神様はダビデを赦せませんでした。ナタンという預言者を遣わし、ダビデの犯罪を明らかにされます。ナタンという預言者がたとえを用いてダビデを批判しました。「ある人が羊と牛をたくさん持っていたのに、自分の客のために自分の羊と牛を捕まえず、近所の人の羊を奪って捕まえたのです しかしその飼い主はとても貧しく、この一匹だけの羊を自分の娘のように可愛がったと言います。 ところが、そのお金持がそのような羊を奪って自分の客のために捕まえたのです。」この話を聞いたダビデは、自分の罪に気づくどころか、かえって怒りだします。その人は当然死ぬべきであり、その貧しい人には4倍も上乗せして返さなければならないと言いました。

罪というのがそうゆうものなのです。溺れ、楽しんでいる瞬間だけを考えていて罪だという意識を持つことができません。預言者ナダンは「その人がまさに王様です」と言い、ダビデはその時になって自分が何をしたのかを知ります。 神様はダビデで自分の罪の代価を払わせました。バテ・シェバの間でできた子どもの命を取られました。これだけ罪に対する責任は大きく重いたいものなのです。そして神様は、ダビデとバテ・シェバに回復と治癒の子を与えられました。預言者ナダンはこの子の名前はエディデヤと名付けました。すでに名前が付けられましたが神様は預言者ナダンを送って直接名前を付けたかったのでしょうか。神様が愛したからです。エディデヤは神様から愛された者という意味です。その子がソロモンです。アダムとエバの皮の衣を着せるために犠牲になった最初の動物と、ダビデとバテ・シェバによってそのすべての罪の代価を負って生まれ、7日後に死んだ子のことを考えれば、罪の代価は決して軽いものとはいえません。そして私たちの罪のために地上に人間としてお生まれになったイエス様の十字架の死は、より深く重いものであり、神の恵みなのです。

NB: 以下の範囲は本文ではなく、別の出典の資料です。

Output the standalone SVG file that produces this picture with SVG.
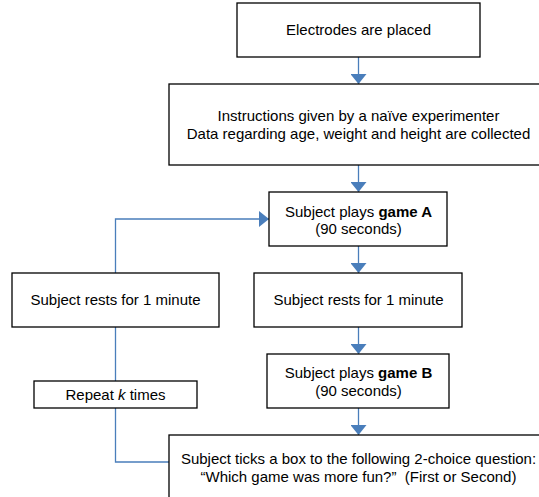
<svg xmlns="http://www.w3.org/2000/svg" width="539" height="497" viewBox="0 0 539 497">
<style>
.box{fill:#fff;stroke:#000;stroke-width:1.3}
.t{font-family:"Liberation Sans",Arial,sans-serif;font-size:15px;fill:#000;text-anchor:middle}
.c{fill:none;stroke:#4a7ebb;stroke-width:1.3}
</style>
<defs>
<marker id="ah" viewBox="0 0 10 16" refX="10" refY="8" markerWidth="10" markerHeight="16" markerUnits="userSpaceOnUse" orient="auto">
<path d="M0,0 L10,8 L0,16 z" fill="#4a7ebb"/>
</marker>
</defs>
<g id="connectors">
<line class="c" x1="358.5" y1="57" x2="358.5" y2="84" marker-end="url(#ah)"/>
<line class="c" x1="358.5" y1="165" x2="358.5" y2="192" marker-end="url(#ah)"/>
<line class="c" x1="358.5" y1="246" x2="358.5" y2="273" marker-end="url(#ah)"/>
<line class="c" x1="358.5" y1="327" x2="358.5" y2="354" marker-end="url(#ah)"/>
<line class="c" x1="358.5" y1="408" x2="358.5" y2="435" marker-end="url(#ah)"/>
<polyline class="c" points="169,462 115.5,462 115.5,219 269,219" marker-end="url(#ah)"/>
</g>
<g id="electrodes"><rect class="box" x="237" y="3" width="243" height="54"/><text class="t" x="358.5" y="35">Electrodes are placed</text></g>
<g id="instructions"><rect class="box" x="169" y="84" width="380" height="81"/><text class="t" x="358.5" y="120.5">Instructions given by a naïve experimenter</text><text class="t" x="358.5" y="138.5">Data regarding age, weight and height are collected</text></g>
<g id="gameA"><rect class="box" x="269" y="192" width="178" height="54"/><text class="t" x="358.5" y="216.5"><tspan>Subject plays </tspan><tspan font-weight="bold">game A</tspan></text><text class="t" x="358.5" y="234">(90 seconds)</text></g>
<g id="restLeft"><rect class="box" x="12" y="273" width="207" height="54"/><text class="t" x="115.5" y="305">Subject rests for 1 minute</text></g>
<g id="restRight"><rect class="box" x="254" y="273" width="208" height="54"/><text class="t" x="358.5" y="305">Subject rests for 1 minute</text></g>
<g id="repeat"><rect class="box" x="34" y="381" width="163" height="27"/><text class="t" x="115.5" y="399.5">Repeat <tspan font-style="italic">k</tspan> times</text></g>
<g id="gameB"><rect class="box" x="267" y="354" width="182" height="54"/><text class="t" x="358.5" y="377.5"><tspan>Subject plays </tspan><tspan font-weight="bold">game B</tspan></text><text class="t" x="358.5" y="396">(90 seconds)</text></g>
<g id="question"><rect class="box" x="169" y="435" width="380" height="70"/><text class="t" x="358.5" y="463.5">Subject ticks a box to the following 2-choice question:</text><text class="t" x="358.5" y="481.5" xml:space="preserve">“Which game was more fun?”  (First or Second)</text></g>
</svg>
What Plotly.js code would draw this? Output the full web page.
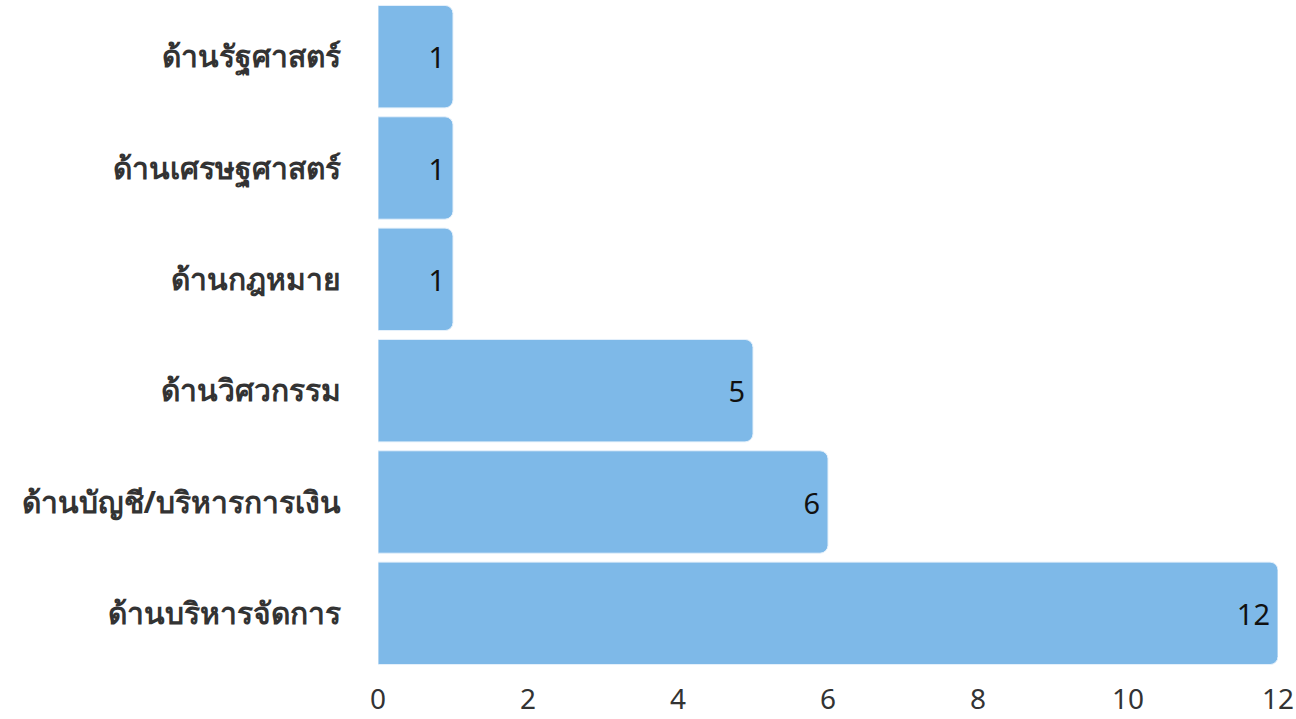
<!DOCTYPE html>
<html>
<head>
<meta charset="utf-8">
<script src="https://cdn.plot.ly/plotly-3.0.1.min.js"></script>
<style>html,body{margin:0;padding:0;background:#fff;}#chart{width:1296px;height:719px;}</style>
</head>
<body>
<div id="chart"></div>
<script>
const categories = ["ด้านบริหารจัดการ", "ด้านบัญชี/บริหารการเงิน", "ด้านวิศวกรรม", "ด้านกฎหมาย", "ด้านเศรษฐศาสตร์", "ด้านรัฐศาสตร์"];
const values = [12, 6, 5, 1, 1, 1];
const xTicks = [0, 2, 4, 6, 8, 10, 12];

const trace = {
  type: "bar",
  orientation: "h",
  y: categories,
  x: values,
  text: values.map(String),
  textposition: "inside",
  insidetextanchor: "end",
  textangle: 0,
  insidetextfont: {family: "Noto Sans, sans-serif", size: 29, color: "#111"},
  marker: {color: "#7EB9E8", line: {color: "#e6f1fb", width: 1}, cornerradius: 8},
  hoverinfo: "none"
};

const layout = {
  width: 1296, height: 719,
  margin: {l: 378, r: 18, t: 1, b: 50},
  paper_bgcolor: "#fff", plot_bgcolor: "#fff",
  bargap: 0.08,
  showlegend: false,
  font: {family: "Noto Sans, sans-serif", color: "#333"},
  xaxis: {range: [0, 12], tickvals: xTicks, ticktext: xTicks.map(String), showgrid: false, zeroline: false, showline: false,
          tickfont: {size: 28, color: "#333"}, ticks: "outside", ticklen: 5, tickcolor: "rgba(0,0,0,0)", automargin: false},
  yaxis: {showgrid: false, zeroline: false, showline: false, ticks: "outside", ticklen: 30, tickcolor: "rgba(0,0,0,0)",
          tickfont: {size: 30, color: "#333", weight: "bold"}, automargin: false}
};

Plotly.newPlot("chart", [trace], layout, {staticPlot: true, displayModeBar: false});
</script>
</body>
</html>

この重い罪に対する責任が私たちにありますが、私たちにはその代価を払う力がありません。そこで神様はすべての罪の代価を払うために、ひとり子イエス・キリスト様をお遣わしになられました。クリスマスはそのイエス様が来られたことを記念する日です。クリスマスになると、私たちはサンタさんからプレゼントをもらうことも、お互いに感謝の気持ちを伝えることも、そしてその日に貧しく疎外された人たちを訪ね、助けることも一緒にできて喜ぶことができます。なぜなら、この日は空では栄光であり、地には神様が喜んだ人々にとっては平和の日だからです。しかし、一緒に必ず覚えておくべきことは、このように私の罪悪を背負うために来られたイエス様の恵みです。